Of the lines in the listing below, how many hold "LaTeX"? Answer with the number only.

**Provided data**
+-------+

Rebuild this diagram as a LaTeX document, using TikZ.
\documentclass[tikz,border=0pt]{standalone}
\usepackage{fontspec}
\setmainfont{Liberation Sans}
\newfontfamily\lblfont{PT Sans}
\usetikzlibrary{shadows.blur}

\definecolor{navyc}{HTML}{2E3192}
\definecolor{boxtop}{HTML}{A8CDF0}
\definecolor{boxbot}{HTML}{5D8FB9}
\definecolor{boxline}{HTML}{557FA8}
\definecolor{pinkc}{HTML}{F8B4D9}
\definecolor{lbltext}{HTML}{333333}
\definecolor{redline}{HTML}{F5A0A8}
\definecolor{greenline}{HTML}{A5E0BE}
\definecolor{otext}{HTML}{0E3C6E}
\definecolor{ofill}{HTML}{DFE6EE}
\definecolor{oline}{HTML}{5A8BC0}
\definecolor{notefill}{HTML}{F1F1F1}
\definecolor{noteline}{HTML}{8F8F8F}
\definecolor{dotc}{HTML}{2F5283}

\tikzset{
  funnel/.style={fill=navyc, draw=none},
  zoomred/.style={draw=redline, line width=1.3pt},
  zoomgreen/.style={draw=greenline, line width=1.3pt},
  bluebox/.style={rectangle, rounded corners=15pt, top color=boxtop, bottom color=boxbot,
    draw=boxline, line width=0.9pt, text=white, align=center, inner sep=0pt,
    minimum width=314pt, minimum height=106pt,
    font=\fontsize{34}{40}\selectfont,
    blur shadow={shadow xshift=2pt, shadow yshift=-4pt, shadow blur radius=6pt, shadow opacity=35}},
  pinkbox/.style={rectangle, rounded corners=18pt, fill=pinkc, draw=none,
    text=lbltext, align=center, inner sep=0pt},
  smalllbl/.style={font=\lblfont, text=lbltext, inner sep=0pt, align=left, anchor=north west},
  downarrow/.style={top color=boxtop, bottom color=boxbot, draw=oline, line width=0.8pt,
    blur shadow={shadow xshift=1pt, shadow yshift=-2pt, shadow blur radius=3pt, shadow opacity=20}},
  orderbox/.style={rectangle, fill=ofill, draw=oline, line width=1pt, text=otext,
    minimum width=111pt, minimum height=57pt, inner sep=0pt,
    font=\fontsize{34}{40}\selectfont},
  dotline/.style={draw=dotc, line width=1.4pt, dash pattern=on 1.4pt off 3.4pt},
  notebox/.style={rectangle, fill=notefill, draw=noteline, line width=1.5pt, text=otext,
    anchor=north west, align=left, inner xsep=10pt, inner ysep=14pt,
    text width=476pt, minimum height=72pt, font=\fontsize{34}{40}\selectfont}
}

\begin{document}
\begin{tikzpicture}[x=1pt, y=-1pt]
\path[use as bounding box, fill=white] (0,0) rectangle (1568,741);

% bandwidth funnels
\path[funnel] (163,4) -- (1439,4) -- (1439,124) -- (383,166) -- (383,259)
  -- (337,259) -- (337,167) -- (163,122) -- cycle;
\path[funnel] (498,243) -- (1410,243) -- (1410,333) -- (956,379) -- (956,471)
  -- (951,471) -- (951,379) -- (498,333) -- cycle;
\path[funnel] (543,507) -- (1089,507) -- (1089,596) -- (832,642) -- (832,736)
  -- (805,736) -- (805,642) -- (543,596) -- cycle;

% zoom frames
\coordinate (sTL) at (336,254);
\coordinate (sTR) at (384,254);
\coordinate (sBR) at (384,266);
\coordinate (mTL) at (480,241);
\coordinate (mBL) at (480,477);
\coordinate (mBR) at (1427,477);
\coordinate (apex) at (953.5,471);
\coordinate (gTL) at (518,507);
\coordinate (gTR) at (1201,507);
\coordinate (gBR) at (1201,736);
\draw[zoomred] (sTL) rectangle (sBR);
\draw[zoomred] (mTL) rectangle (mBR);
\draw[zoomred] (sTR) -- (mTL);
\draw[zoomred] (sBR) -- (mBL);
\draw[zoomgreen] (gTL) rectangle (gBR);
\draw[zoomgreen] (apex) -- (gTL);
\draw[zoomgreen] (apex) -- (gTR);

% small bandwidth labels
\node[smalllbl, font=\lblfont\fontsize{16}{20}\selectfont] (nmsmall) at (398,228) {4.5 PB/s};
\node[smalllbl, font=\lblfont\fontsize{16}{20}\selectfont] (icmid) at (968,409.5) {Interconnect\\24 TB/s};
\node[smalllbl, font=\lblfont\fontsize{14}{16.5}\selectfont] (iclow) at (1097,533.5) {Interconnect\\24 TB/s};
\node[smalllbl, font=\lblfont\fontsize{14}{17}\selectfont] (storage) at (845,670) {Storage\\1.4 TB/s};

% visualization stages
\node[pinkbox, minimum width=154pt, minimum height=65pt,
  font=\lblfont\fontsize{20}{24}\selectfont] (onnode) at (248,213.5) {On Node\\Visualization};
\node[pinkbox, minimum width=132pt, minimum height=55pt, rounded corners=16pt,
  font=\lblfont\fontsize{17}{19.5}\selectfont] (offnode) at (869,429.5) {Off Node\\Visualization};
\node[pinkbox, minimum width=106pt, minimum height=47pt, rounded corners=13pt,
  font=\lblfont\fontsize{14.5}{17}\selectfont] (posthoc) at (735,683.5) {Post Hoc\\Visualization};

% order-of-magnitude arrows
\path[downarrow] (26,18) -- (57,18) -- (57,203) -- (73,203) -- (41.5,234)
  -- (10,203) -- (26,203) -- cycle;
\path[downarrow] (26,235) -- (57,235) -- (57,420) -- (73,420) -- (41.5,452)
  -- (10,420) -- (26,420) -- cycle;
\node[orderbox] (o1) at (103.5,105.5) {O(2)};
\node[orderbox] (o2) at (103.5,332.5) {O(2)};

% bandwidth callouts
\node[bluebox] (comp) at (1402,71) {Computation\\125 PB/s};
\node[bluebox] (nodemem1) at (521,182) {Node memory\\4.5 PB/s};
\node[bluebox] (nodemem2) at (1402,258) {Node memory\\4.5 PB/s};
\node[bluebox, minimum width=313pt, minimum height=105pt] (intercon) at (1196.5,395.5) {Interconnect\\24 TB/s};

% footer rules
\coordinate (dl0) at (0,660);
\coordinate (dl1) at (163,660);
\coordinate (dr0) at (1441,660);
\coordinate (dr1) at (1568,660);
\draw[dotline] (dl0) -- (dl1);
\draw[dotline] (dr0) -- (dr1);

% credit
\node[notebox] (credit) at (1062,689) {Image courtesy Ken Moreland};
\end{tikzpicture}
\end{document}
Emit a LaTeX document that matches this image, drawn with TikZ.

+-------+

**Solution**
2